## Request
Give again, word for word, the lines below that run from the line with "Write the Plotly code for this chart." through the line with "import plotly.graph_objects as go". Drop the pictures.

## Listed entries
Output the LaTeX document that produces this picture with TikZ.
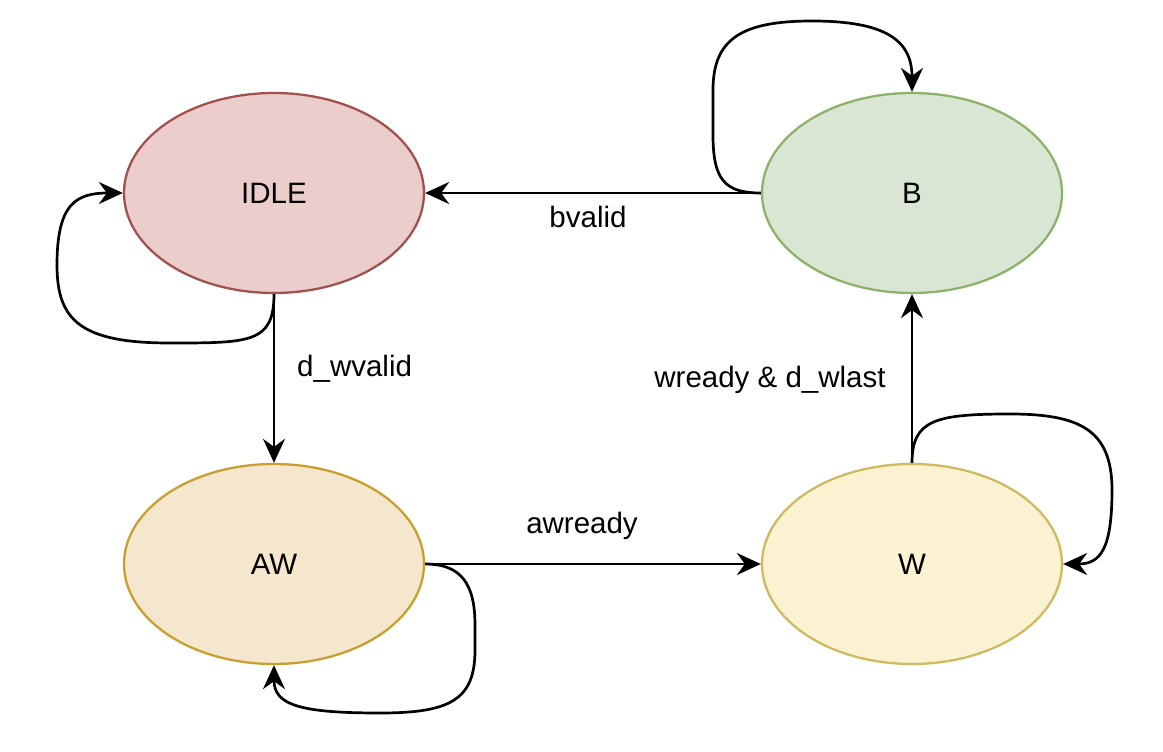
\documentclass[tikz,border=0pt]{standalone}
\usepackage{fontspec}
\setmainfont{Liberation Sans}
\usetikzlibrary{arrows.meta,shapes.geometric}
\definecolor{idlefill}{HTML}{EBCECC}
\definecolor{idledraw}{HTML}{A2524E}
\definecolor{bfill}{HTML}{DAE6D4}
\definecolor{bdraw}{HTML}{8CB36C}
\definecolor{awfill}{HTML}{F5E6CE}
\definecolor{awdraw}{HTML}{C9A030}
\definecolor{wfill}{HTML}{FAF2D0}
\definecolor{wdraw}{HTML}{CFBA64}
\tikzset{
  state/.style={ellipse, minimum width=300pt, minimum height=200pt, line width=2.3pt, inner sep=0pt, font=\fontsize{29.5}{34}\selectfont},
  edge/.style={line width=2.7pt, -{Stealth[length=24pt,width=22pt,inset=8pt]}},
  lbl/.style={font=\fontsize{29.5}{34}\selectfont, inner sep=0pt}
}
\begin{document}
\begin{tikzpicture}[x=1pt,y=-1pt]
\useasboundingbox (0,0) rectangle (1163,752);
\node[state, fill=idlefill, draw=idledraw] (IDLE) at (274,193) {IDLE};
\node[state, fill=bfill, draw=bdraw] (B) at (912,193) {B};
\node[state, fill=awfill, draw=awdraw] (AW) at (274,564) {AW};
\node[state, fill=wfill, draw=wdraw] (W) at (912,564) {W};

\draw[edge] (B.west) -- (IDLE.east);
\draw[edge] (IDLE.south) -- (AW.north);
\draw[edge] (AW.east) -- (W.west);
\draw[edge] (W.north) -- (B.south);

\draw[edge] (IDLE.south) .. controls (274,343) and (250,343) .. (170,343)
  .. controls (80,343) and (57,320) .. (57,265)
  .. controls (57,205) and (75,193) .. (IDLE.west);
\draw[edge] (B.west) .. controls (725,193) and (713,180) .. (713,135)
  -- (713,90) .. controls (713,40) and (740,21) .. (812,21)
  .. controls (885,21) and (912,40) .. (B.north);
\draw[edge] (AW.east) .. controls (462,564) and (475,585) .. (475,625)
  -- (475,650) .. controls (475,700) and (450,713) .. (380,713)
  .. controls (300,713) and (274,705) .. (AW.south);
\draw[edge] (W.north) .. controls (912,420) and (935,414) .. (1010,414)
  .. controls (1080,414) and (1112,430) .. (1112,490)
  .. controls (1112,550) and (1100,564) .. (W.east);

\node[lbl] (lb) at (588,217) {bvalid};
\node[lbl, anchor=west] (ld) at (297,369) {d\_wvalid};
\node[lbl] (lw) at (770,380) {wready \& d\_wlast};
\node[lbl] (la) at (582,526) {awready};
\end{tikzpicture}
\end{document}
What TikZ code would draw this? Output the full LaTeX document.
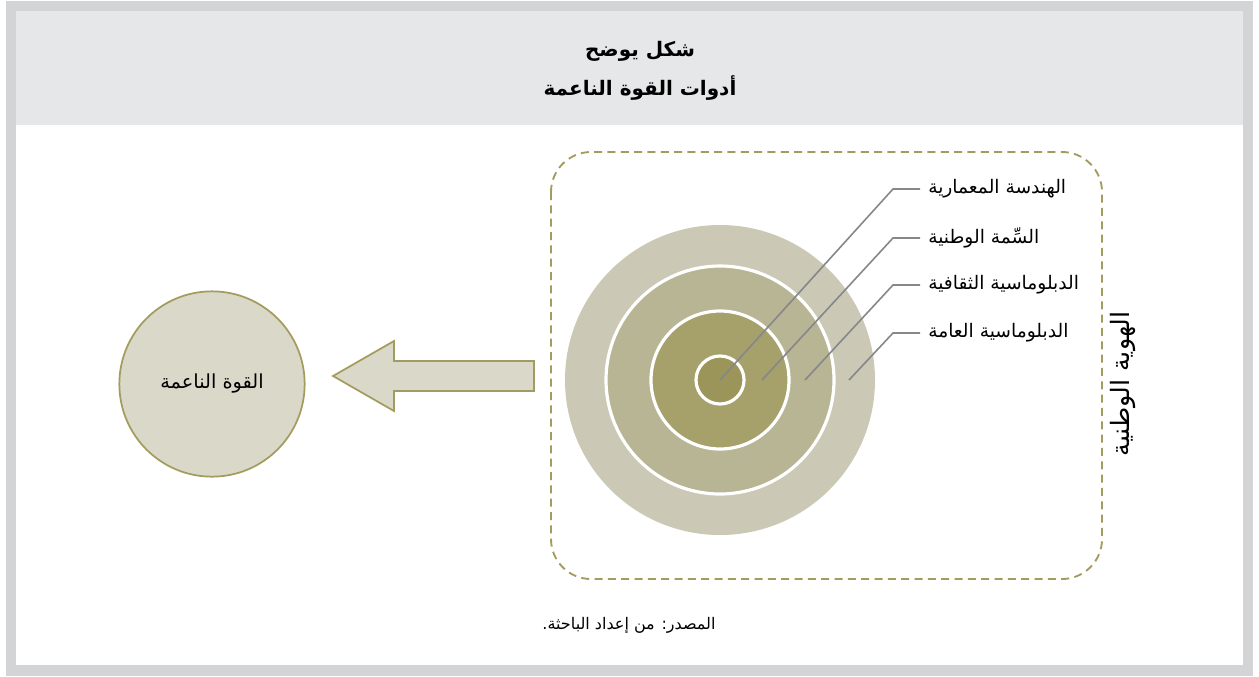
\documentclass[tikz,border=0pt]{standalone}
\usepackage{fontspec}
\TeXXeTstate=1
\newfontfamily\arabicfont[Script=Arabic]{DejaVu Sans}
\usetikzlibrary{calc}
\definecolor{framegray}{HTML}{D3D4D6}
\definecolor{headgray}{HTML}{E6E7E8}
\definecolor{olive}{HTML}{A39C5E}
\definecolor{ringA}{HTML}{CBC9B5}
\definecolor{ringB}{HTML}{B8B595}
\definecolor{ringC}{HTML}{A6A06B}
\definecolor{ringD}{HTML}{9C955A}
\definecolor{pale}{HTML}{D9D8C9}
\definecolor{leader}{HTML}{85878A}
\begin{document}
\begin{tikzpicture}[x=0.75pt,y=-0.75pt,
  lbl/.style={font=\arabicfont\fontsize{14}{16}\selectfont, anchor=west, inner xsep=6pt, inner ysep=0pt},
  leaderline/.style={draw=leader, line width=1.2pt},
  ring/.style={draw=white, line width=2.4pt}]
\useasboundingbox (0,0) rectangle (1259,676);
\fill[framegray] (6,1) rectangle (1253,676);
\fill[white] (16,11) rectangle (1243,665);
\fill[headgray] (16,11) rectangle (1243,125);
\node[font=\arabicfont\bfseries\fontsize{15}{17}\selectfont] (t1) at (640,51) {\beginR شكل يوضح\endR};
\node[font=\arabicfont\bfseries\fontsize{15}{17}\selectfont] (t2) at (640,88) {\beginR أدوات القوة الناعمة\endR};
% dashed frame
\draw[olive, line width=1.4pt, dash pattern=on 6pt off 4pt, rounded corners=30pt] (551,152) rectangle (1102,579);
% target rings
\fill[ringA] (720,380) circle[radius=155];
\filldraw[ring, fill=ringB] (720,380) circle[radius=114];
\filldraw[ring, fill=ringC] (720,380) circle[radius=69];
\filldraw[ring, fill=ringD] (720,380) circle[radius=24];
\coordinate (c1) at (720,380);
\coordinate (c2) at (762,380);
\coordinate (c3) at (805,380);
\coordinate (c4) at (849,380);
\coordinate (e1) at (893,189);
\coordinate (e2) at (893,238);
\coordinate (e3) at (893,285);
\coordinate (e4) at (893,333);
\node[lbl] (l1) at (920,189) {\beginR الهندسة المعمارية\endR};
\node[lbl] (l2) at (920,238) {\beginR السِّمة الوطنية\endR};
\node[lbl] (l3) at (920,285) {\beginR الدبلوماسية الثقافية\endR};
\node[lbl] (l4) at (920,333) {\beginR الدبلوماسية العامة\endR};
\draw[leaderline] (c1) -- (e1) -- (l1.west);
\draw[leaderline] (c2) -- (e2) -- (l2.west);
\draw[leaderline] (c3) -- (e3) -- (l3.west);
\draw[leaderline] (c4) -- (e4) -- (l4.west);
\node[rotate=90, font=\arabicfont\fontsize{19}{21}\selectfont] (vid) at (1123,384) {\beginR الهوية الوطنية\endR};
% left circle
\node[circle, draw=olive, fill=pale, line width=1.3pt, minimum size=139pt, inner sep=0pt, font=\arabicfont\fontsize{14.5}{16}\selectfont] (soft) at (212,384) {\beginR القوة الناعمة\endR};
% block arrow
\filldraw[draw=olive, fill=pale, line width=1.3pt, line join=miter]
  (534,361) -- (394,361) -- (394,341) -- (333,376) -- (394,411) -- (394,391) -- (534,391) -- cycle;
\node[font=\arabicfont\fontsize{12}{14}\selectfont] (src) at (629,625) {\beginR المصدر: من إعداد الباحثة.\endR};
\end{tikzpicture}
\end{document}
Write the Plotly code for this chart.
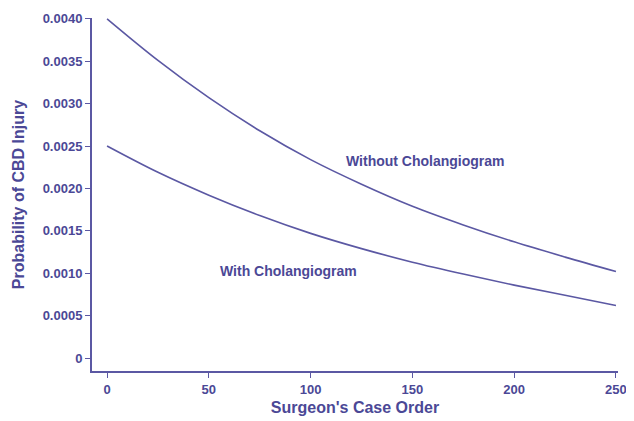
import plotly.graph_objects as go

case_order = [0, 25, 50, 75, 100, 125, 150, 175, 200, 225, 250]
without_chol = [0.00400, 0.00351, 0.00307, 0.00268, 0.00234, 0.00205, 0.00179, 0.00157, 0.00137, 0.00119, 0.00102]
with_chol = [0.00250, 0.00219, 0.00192, 0.00168, 0.00147, 0.00129, 0.00113, 0.00099, 0.00086, 0.00074, 0.00062]

y_tickvals = [0, 0.0005, 0.0010, 0.0015, 0.0020, 0.0025, 0.0030, 0.0035, 0.0040]
y_ticktext = ["0", "0.0005", "0.0010", "0.0015", "0.0020", "0.0025", "0.0030", "0.0035", "0.0040"]
x_tickvals = [0, 50, 100, 150, 200, 250]

COL = "#5b58a3"
TXT = "#4b4896"
FONT = "Liberation Sans, Arial, sans-serif"

fig = go.Figure()
fig.add_trace(go.Scatter(x=case_order, y=without_chol, mode="lines",
                         line=dict(color=COL, width=1.6, shape="spline", smoothing=1.0),
                         name="Without Cholangiogram", showlegend=False))
fig.add_trace(go.Scatter(x=case_order, y=with_chol, mode="lines",
                         line=dict(color=COL, width=1.6, shape="spline", smoothing=1.0),
                         name="With Cholangiogram", showlegend=False))

fig.add_annotation(x=156.5, y=0.00232, text="Without Cholangiogram", showarrow=False,
                   font=dict(family=FONT, size=14, color=TXT, weight="bold"))
fig.add_annotation(x=89, y=0.00103, text="With Cholangiogram", showarrow=False,
                   font=dict(family=FONT, size=14, color=TXT, weight="bold"))

# page body has an 8px margin, so the figure is 8px smaller and its margins shifted
fig.update_layout(
    width=626, height=413,
    margin=dict(l=84, r=16, t=10, b=50),
    paper_bgcolor="white", plot_bgcolor="white",
    font=dict(family=FONT, color=TXT, size=13, weight="bold"),
)
fig.update_xaxes(range=[-7.4, 251], tickvals=x_tickvals, showline=True, linecolor=COL,
                 linewidth=2, ticks="outside", ticklen=5, tickcolor=COL, showgrid=False,
                 zeroline=False, automargin=False,
                 title=dict(text="Surgeon's Case Order", standoff=6, font=dict(size=16)))
fig.update_yaxes(range=[-0.000153, 0.00401], tickvals=y_tickvals, ticktext=y_ticktext,
                 showline=True, linecolor=COL, linewidth=2, ticks="outside", ticklen=5,
                 tickcolor=COL, showgrid=False, zeroline=False, automargin=False,
                 title=dict(text="Probability of CBD Injury", standoff=14, font=dict(size=16)))

fig.write_html("out.html")
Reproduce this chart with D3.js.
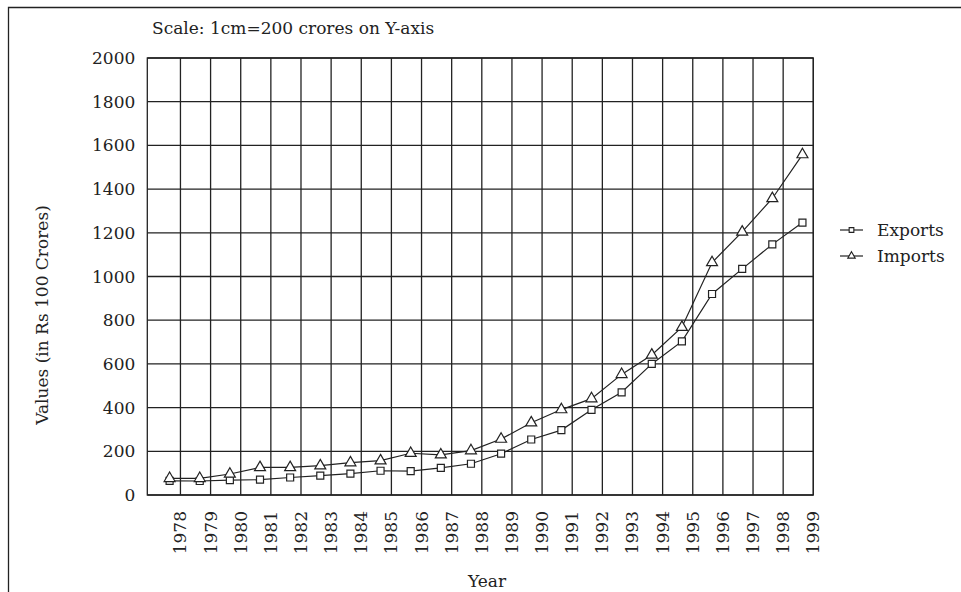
<!DOCTYPE html>
<html>
<head>
<meta charset="utf-8">
<script src="https://cdn.jsdelivr.net/npm/d3@7"></script>
<style>
  body { margin: 0; background: #fff; }
  text { font-family: 'DejaVu Serif', serif; fill: #222; }
</style>
</head>
<body>
<svg id="chart" width="961" height="592"></svg>
<script>
const YEARS = [1978, 1979, 1980, 1981, 1982, 1983, 1984, 1985, 1986, 1987, 1988,
  1989, 1990, 1991, 1992, 1993, 1994, 1995, 1996, 1997, 1998, 1999];
const EXPORTS = [65, 64, 68, 70, 80, 89, 98, 111, 109, 124, 143,
  189, 254, 297, 390, 470, 600, 703, 920, 1035, 1147, 1247];
const IMPORTS = [76, 76, 96, 126, 126, 134, 148, 157, 191, 184, 203,
  256, 331, 391, 441, 552, 641, 768, 1064, 1204, 1357, 1558];
const Y_TICKS = [0, 200, 400, 600, 800, 1000, 1200, 1400, 1600, 1800, 2000];
const SERIES = [
  { name: "Exports", values: EXPORTS, shape: d3.symbolSquare, size: 49, legendSize: 22 },
  { name: "Imports", values: IMPORTS, shape: d3.symbolTriangle, size: 52, legendSize: 24 }
];

const SVG = d3.select("#chart");
const INK = "#222";

// points sit a bit left of each year's grid line
const POINT_SHIFT = -0.36;

const SCALE_X = d3.scaleLinear()
  .domain([1976.9, 1999])
  .range([147.3, 813.3]);

const SCALE_Y = d3.scaleLinear()
  .domain([0, 2000])
  .range([495, 58]);

const LEFT = SCALE_X(1976.9);
const RIGHT = SCALE_X(1999);
const TOP = SCALE_Y(2000);
const BOTTOM = SCALE_Y(0);

// outer border
SVG.append("path")
  .attr("d", "M8.5,600 V7.5 H980")
  .attr("fill", "none")
  .attr("stroke", INK)
  .attr("stroke-width", 1.3);

// grid
SVG.selectAll("line.hgrid")
  .data(Y_TICKS)
  .enter()
  .append("line")
  .attr("class", "hgrid")
  .attr("x1", LEFT)
  .attr("x2", RIGHT)
  .attr("y1", d => SCALE_Y(d))
  .attr("y2", d => SCALE_Y(d))
  .attr("stroke", INK)
  .attr("stroke-width", 1.3);

SVG.selectAll("line.vgrid")
  .data(YEARS)
  .enter()
  .append("line")
  .attr("class", "vgrid")
  .attr("x1", d => SCALE_X(d))
  .attr("x2", d => SCALE_X(d))
  .attr("y1", TOP)
  .attr("y2", BOTTOM)
  .attr("stroke", INK)
  .attr("stroke-width", 1.3);

SVG.append("rect")
  .attr("x", LEFT)
  .attr("y", TOP)
  .attr("width", RIGHT - LEFT)
  .attr("height", BOTTOM - TOP)
  .attr("fill", "none")
  .attr("stroke", INK)
  .attr("stroke-width", 1.3);

// series
const LINE = d3.line()
  .x((d, i) => SCALE_X(YEARS[i] + POINT_SHIFT))
  .y(d => SCALE_Y(d));

SERIES.forEach(s => {
  SVG.append("path")
    .datum(s.values)
    .attr("d", LINE)
    .attr("fill", "none")
    .attr("stroke", INK)
    .attr("stroke-width", 1.2);

  SVG.selectAll("path.pt-" + s.name)
    .data(s.values)
    .enter()
    .append("path")
    .attr("class", "pt-" + s.name)
    .attr("d", d3.symbol().type(s.shape).size(s.size))
    .attr("transform", (d, i) => `translate(${SCALE_X(YEARS[i] + POINT_SHIFT)},${SCALE_Y(d)})`)
    .attr("fill", "#fff")
    .attr("stroke", INK)
    .attr("stroke-width", 1.2);
});

// y tick labels
SVG.selectAll("text.ytick")
  .data(Y_TICKS)
  .enter()
  .append("text")
  .attr("class", "ytick")
  .attr("x", LEFT - 12)
  .attr("y", d => SCALE_Y(d))
  .attr("text-anchor", "end")
  .attr("dominant-baseline", "central")
  .style("font-size", "17px")
  .text(d => d);

// year labels
SVG.selectAll("text.xtick")
  .data(YEARS)
  .enter()
  .append("text")
  .attr("class", "xtick")
  .attr("transform", d => `translate(${SCALE_X(d)},${BOTTOM + 16}) rotate(-90)`)
  .attr("text-anchor", "end")
  .attr("dominant-baseline", "central")
  .style("font-size", "17px")
  .text(d => d);

// titles
SVG.append("text")
  .attr("x", 152)
  .attr("y", 34)
  .style("font-size", "17px")
  .text("Scale: 1cm=200 crores on Y-axis");

SVG.append("text")
  .attr("x", 487)
  .attr("y", 587)
  .attr("text-anchor", "middle")
  .style("font-size", "17px")
  .text("Year");

SVG.append("text")
  .attr("transform", "translate(42,315) rotate(-90)")
  .attr("text-anchor", "middle")
  .attr("dominant-baseline", "central")
  .style("font-size", "17px")
  .text("Values (in Rs 100 Crores)");

// legend
const LEGEND = SVG.append("g").attr("transform", "translate(840,230)");
SERIES.forEach((s, i) => {
  const row = LEGEND.append("g").attr("transform", `translate(0,${i * 26})`);
  row.append("line")
    .attr("x1", 0)
    .attr("x2", 23)
    .attr("stroke", INK)
    .attr("stroke-width", 1.2);
  row.append("path")
    .attr("d", d3.symbol().type(s.shape).size(s.legendSize))
    .attr("transform", "translate(11.5,0)")
    .attr("fill", "#fff")
    .attr("stroke", INK)
    .attr("stroke-width", 1.1);
  row.append("text")
    .attr("x", 37)
    .attr("dominant-baseline", "central")
    .style("font-size", "17px")
    .text(s.name);
});
</script>
</body>
</html>
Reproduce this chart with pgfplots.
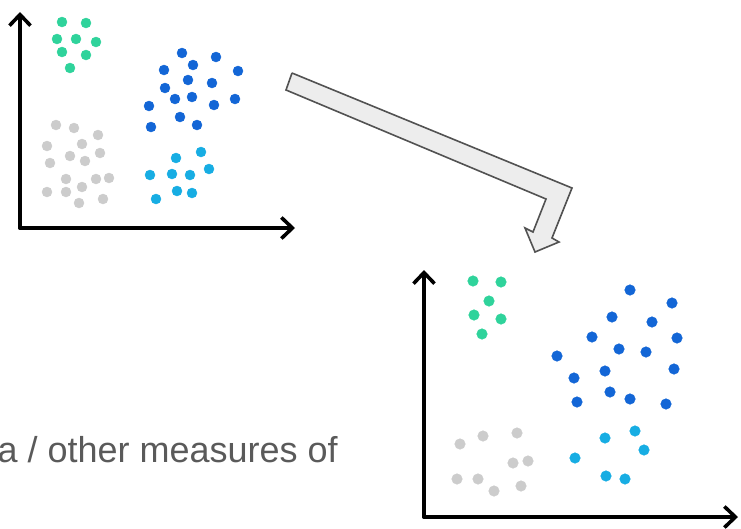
\documentclass[border=0pt]{standalone}
\usepackage{pgfplots}
\pgfplotsset{compat=1.18}
\usepackage{fontspec}
\setmainfont{Liberation Sans}
\usetikzlibrary{arrows.meta}
\definecolor{cgreen}{HTML}{2FD39B}
\definecolor{cdblue}{HTML}{1366D6}
\definecolor{clblue}{HTML}{17ADE3}
\definecolor{cgray}{HTML}{CCCCCC}
\definecolor{ctext}{HTML}{5A5A5A}
\begin{document}
\begin{tikzpicture}
\useasboundingbox (0,0) rectangle (741pt,528pt);
\begin{axis}[at={(0,0)},anchor=south west,scale only axis,width=741pt,height=528pt,
  xmin=0,xmax=741,ymin=0,ymax=528,y dir=reverse,hide axis,clip=false,
  every axis plot/.append style={only marks,mark=*,mark size=5pt},
  axarrow/.style={no marks,sharp plot,line width=3.6pt,line cap=round,-{Straight Barb[length=11pt,width=21pt,line width=3.6pt]}}]
% block arrow
\addplot[no marks,draw=black!68,line width=1.6pt,fill=black!7,line join=miter,sharp plot] coordinates {
(292,73) (572,188) (552,238) (559,242) (535,252) (525,228) (533,232) (546,199) (286,90) (292,73)};
% axes left
\addplot[axarrow] coordinates {(20,228) (20,12)};
\addplot[axarrow] coordinates {(20,228) (295,228)};
% axes right
\addplot[axarrow] coordinates {(424,517) (424,270)};
\addplot[axarrow] coordinates {(424,517) (738,517)};
% left scatter
\addplot[color=cgreen] coordinates {(62,22) (86,23) (57,39) (76,39) (96,42) (62,52) (86,55) (70,68)};
\addplot[color=cdblue] coordinates {(182,53) (216,57) (193,65) (164,70) (238,71) (188,80) (212,83) (165,88) (175,99) (192,97) (214,105) (235,99) (149,106) (180,117) (197,125) (151,127)};
\addplot[color=clblue] coordinates {(201,152) (176,158) (209,169) (150,175) (172,174) (190,175) (177,191) (192,193) (156,199)};
\addplot[color=cgray] coordinates {(56,125) (74,128) (98,135) (47,146) (82,144) (70,156) (100,153) (50,163) (85,161) (66,179) (96,179) (109,178) (82,187) (47,192) (66,192) (103,199) (79,203)};
% right scatter
\addplot[color=cgreen,mark size=5.3pt] coordinates {(473,281) (501,282) (489,301) (474,315) (501,319) (482,334)};
\addplot[color=cdblue,mark size=5.3pt] coordinates {(630,290) (672,303) (612,317) (652,322) (592,337) (677,338) (619,349) (646,352) (557,356) (605,371) (674,369) (574,378) (610,392) (630,399) (577,402) (666,404)};
\addplot[color=clblue,mark size=5.3pt] coordinates {(635,431) (605,438) (644,450) (575,458) (606,476) (625,479)};
\addplot[color=cgray,mark size=5.3pt] coordinates {(517,433) (483,436) (460,444) (513,463) (528,461) (457,479) (478,479) (521,486) (494,491)};
\node[anchor=base east,inner sep=0pt,text=ctext,font=\fontsize{36}{40}\selectfont] at (axis cs:338,462) {a / other measures of};
\end{axis}
\end{tikzpicture}
\end{document}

## Exercise solution
Write the Plotly code for this chart.
import plotly.graph_objects as go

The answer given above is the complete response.